The Ménard pressuremeter modulus is defined as the modulus of the pseudo-elastic part of the curve. The determination of this parameter should be done with great precaution and following the recommandation of the norm, that couldnot be detailled here.

Figure Plot of a corrected pressuremeter curve, creep curve and slopes (Extracted from NF EN ISO 22476-4)

Please note that the The Ménard pressuremeter modulus is not a Young Modulus of the tested soil. This Young Modulus could be calcaulated using the rhéologic coefficent α, defined by Ménard, and depending on the soil type.

In addition, please note that the young modulus of soils depend on the strain level : it should be corrected to be properly use in geotechnical calculation.

Figure : Variation of the deformation modulus in function of the strain level (Reiffsteck 2002)

Figure : Degradation laws E/EM = f(ε) (ARSCOP, 2017)

Normalization / Variants

There is differents variants of this kind of geotechnical test, depending mostly on the probe type and on the method to insert this probe within the groude. These variats are described in the folowing norms :

• NF EN ISO 22476-4, septembre 2021, Index : P 94-521-4, P 94-521-4 : Geotechnical investigation and testing - Field testing - Part 4 : prebored pressuremeter test by Ménard procedure

• NF EN ISO 22476-5, French Standard approved and published by AFNOR, 2023-04-12 : Geotechnical investigation and testing - Field testing - Part 5: prebored pressuremeter test

• NF EN ISO 22476-6, octobre 2019, Index P 94-521-6 , ICS : 93.020 : Geotechnical investigation and testing - Field testing - Part 6 : self boring pressuremeter test**

• NF EN ISO 22476-8, janvier 2018, Index : P 94-521-8, ICS : 93.020 : Geotechnical investigation and testing - Field testing - Part 8 : full displacement pressuremeter test

Exposing Pressuremeter test with the FROST Geotech Plugin

Sensor

The PressumeterTest instance has to be declared as a Sensor with a SensorType refering to its nature, eg. https://data.geoscience.fr/ncl/Proc/94

ObservedProperty and DataStream

For each PressuremeterTest performed, one DataStream shall be declared per ObservedProperty.

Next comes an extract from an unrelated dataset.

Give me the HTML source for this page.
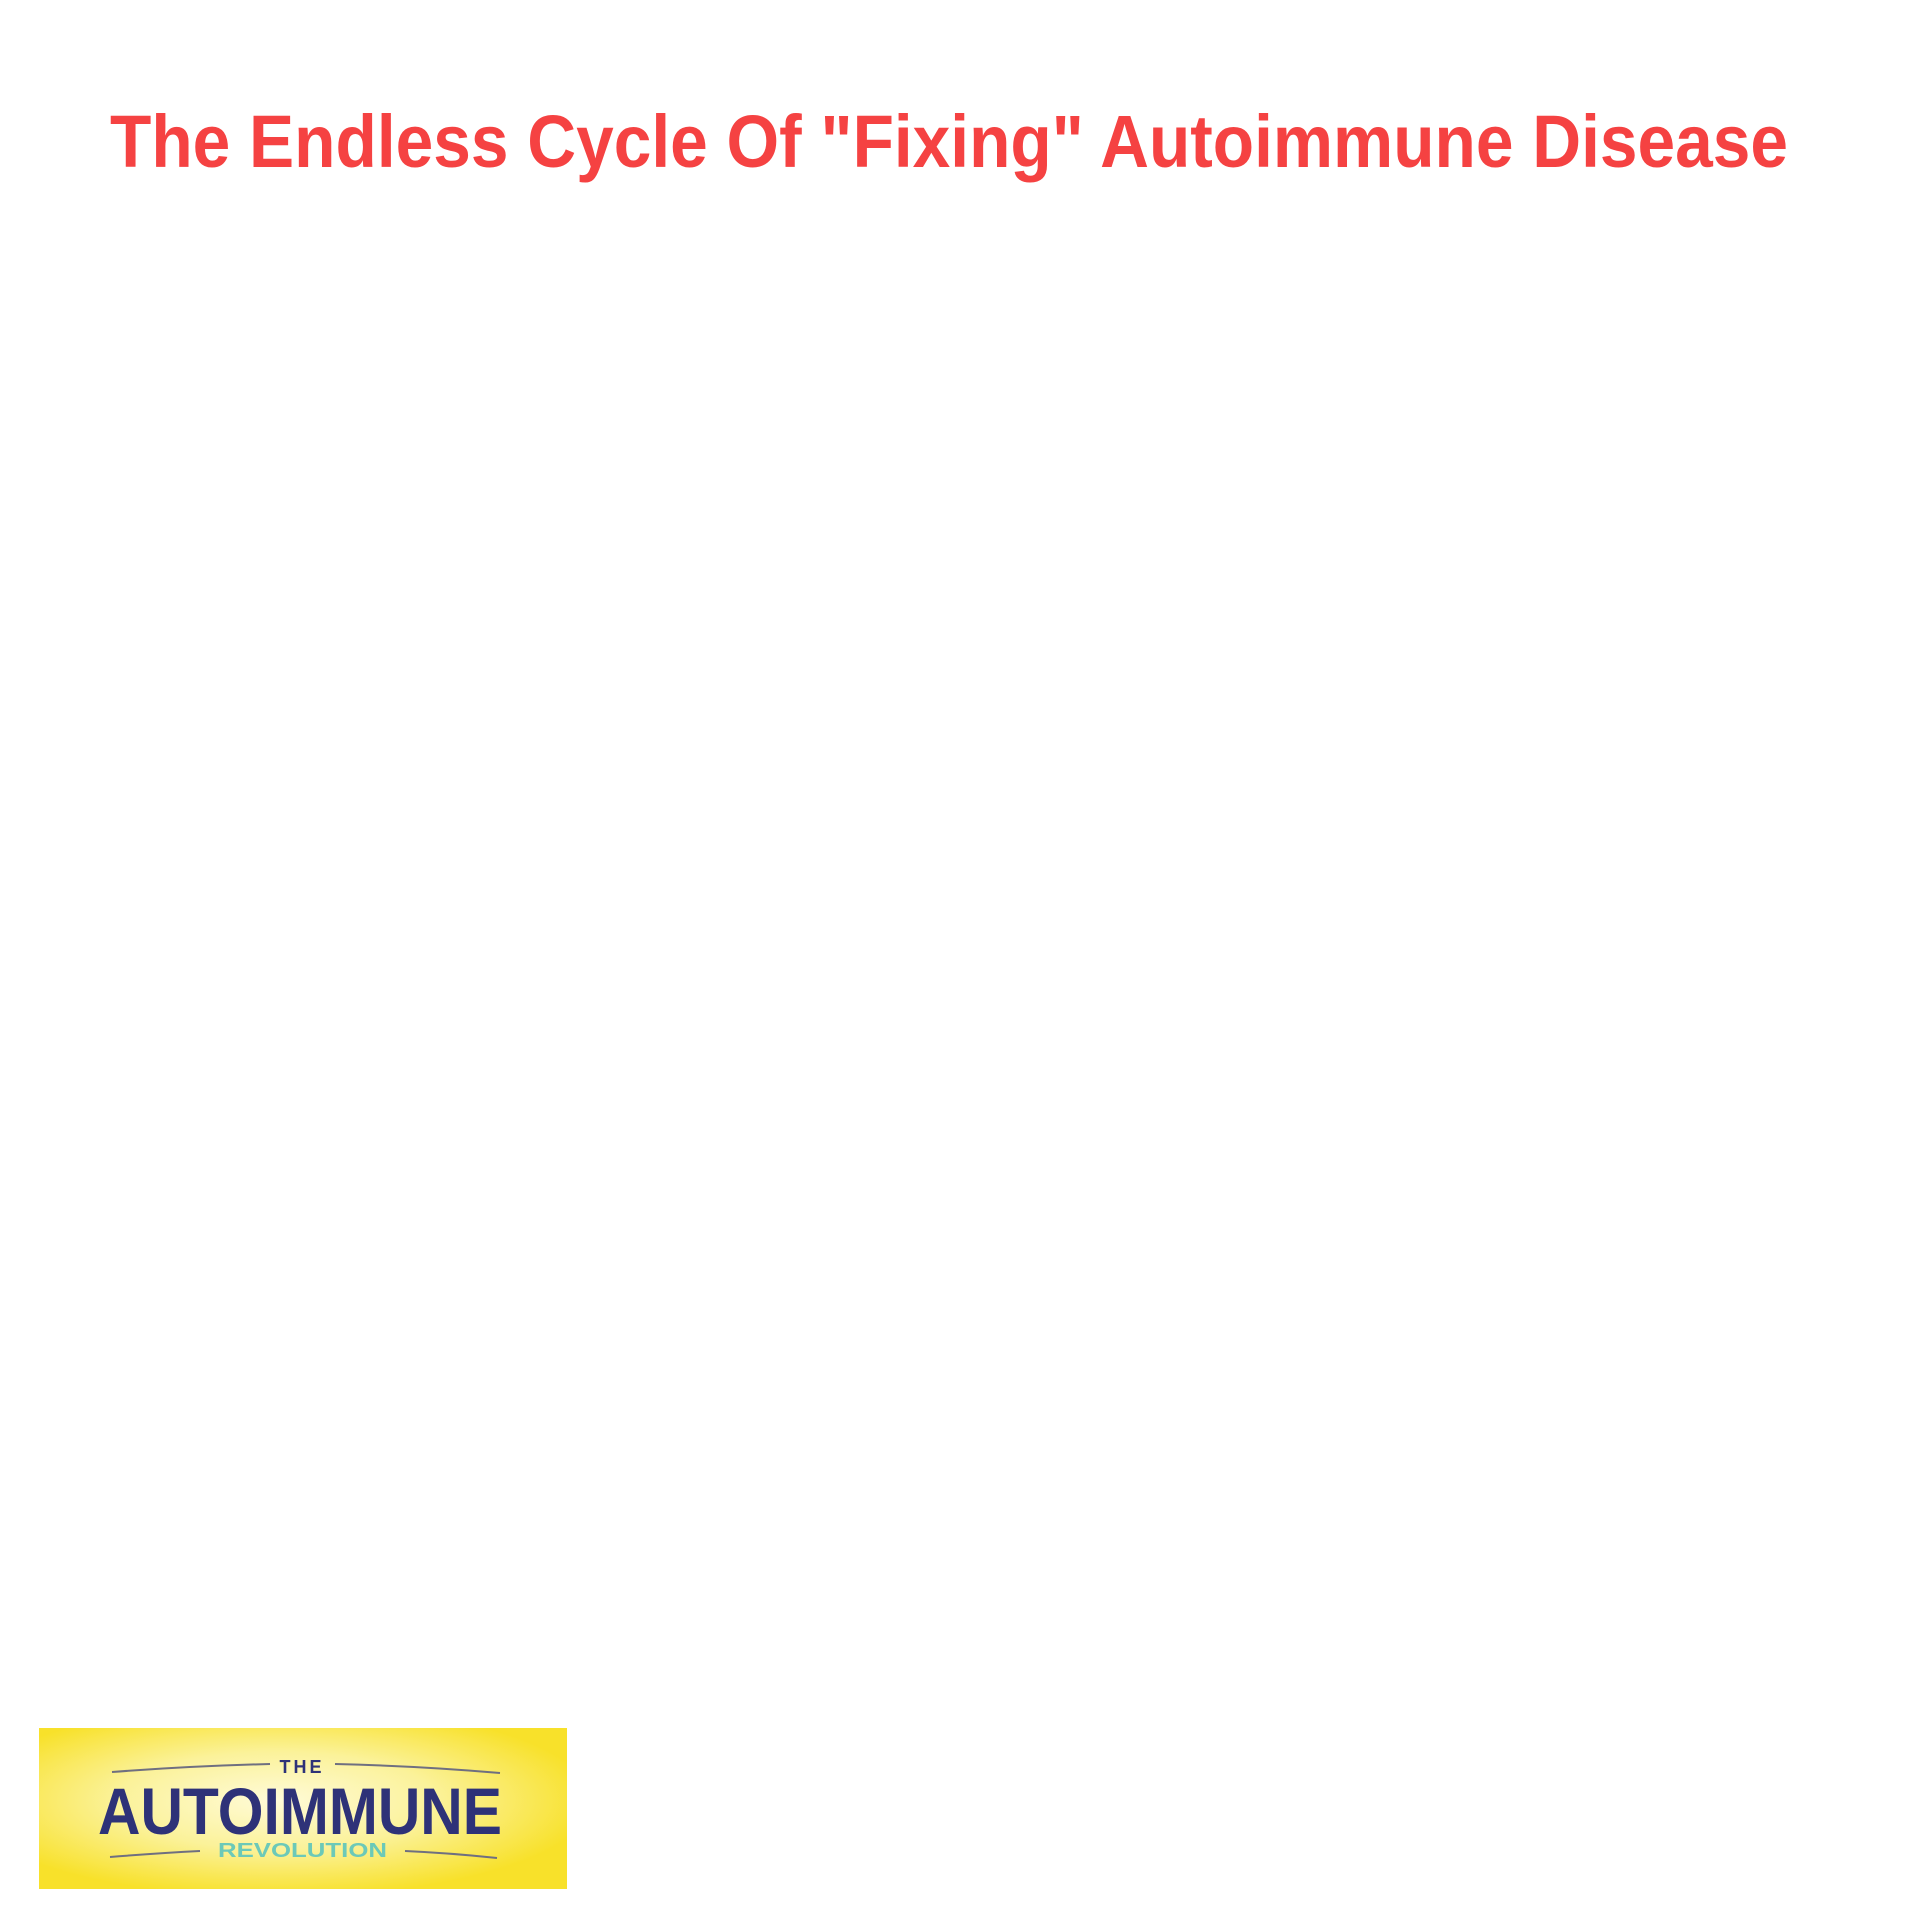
<!DOCTYPE html>
<html><head><meta charset="utf-8"><style>
html,body{margin:0;padding:0;background:#fff;width:1920px;height:1920px;overflow:hidden}
</style></head><body>
<svg width="1920" height="1920" viewBox="0 0 1920 1920" xmlns="http://www.w3.org/2000/svg">
<defs>
<radialGradient id="g" cx="0.45" cy="0.45" r="0.6">
<stop offset="0" stop-color="#fffbd8"/>
<stop offset="0.5" stop-color="#fbf29a"/>
<stop offset="1" stop-color="#f8e12a"/>
</radialGradient>
</defs>
<rect width="1920" height="1920" fill="#fff"/>
<text x="110" y="167" font-family="Liberation Sans, sans-serif" font-weight="bold" font-size="74" fill="#f54242" textLength="1678" lengthAdjust="spacingAndGlyphs">The Endless Cycle Of "Fixing" Autoimmune Disease</text>
<rect x="39" y="1728" width="528" height="161" fill="url(#g)"/>
<g stroke="#6f6f80" stroke-width="2" fill="none">
<path d="M112 1772 Q190 1766 270 1764"/>
<path d="M335 1764 Q420 1766 500 1773"/>
<path d="M110 1857 Q160 1853 200 1851"/>
<path d="M405 1851 Q450 1853 497 1858"/>
</g>
<text x="302" y="1773" text-anchor="middle" font-family="Liberation Sans, sans-serif" font-weight="bold" font-size="18" fill="#2e3278" letter-spacing="3">THE</text>
<text x="98" y="1834" font-family="Liberation Sans, sans-serif" font-weight="bold" font-size="66" fill="#2e3278" textLength="404" lengthAdjust="spacingAndGlyphs">AUTOIMMUNE</text>
<text x="218" y="1857" font-family="Liberation Sans, sans-serif" font-weight="bold" font-size="20" fill="#6cc9b8" textLength="169" lengthAdjust="spacingAndGlyphs">REVOLUTION</text>
</svg>
</body></html>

BhCollarThing and BhTrajectory

BhCollarThing and BhTrajectory shall be used to respectively describe the Borehole and its trajectory

BhSampling and BhFeatureOfInterest

BhSampling enable to declare each depth at which a test has been performed. For example, if a test has been performed from the Depth 1m to the Depth 10m every 1m, then there shall be BhSamplings for the Depths = 1m, 2m, ..., 9m, 10m.

One BhFeatureOfInterest shall then be declared per Sampling.

As a PressuremeterTest is an in-situ test with ponctual measures (at depth), the BhFeatureTypes that shall be declared are : Hole & Point

Observation and result

For intepreted or calculated values

In this case, there shall be one Observation and Result per combination of DataStream / FeatureOfInterest. For example, if there are 3 DataStreams (the different ObservedProperties) and 10 FeaturesOfInterests (the different depth), then there shall be 30 Observations declared.

For raw measurements

The Pressuremeter test imply several measurements of the same parameter at the same depth. Each measurement being associated to a step. In this case, there shall be for each FeatureOfInterest (the different depth) as much Observations as steps. For example, if the test imply 10 steps at one depth, then there shall be 10 observations associated to that depth. The number of the step shall be declared as a Parameter of the Observation.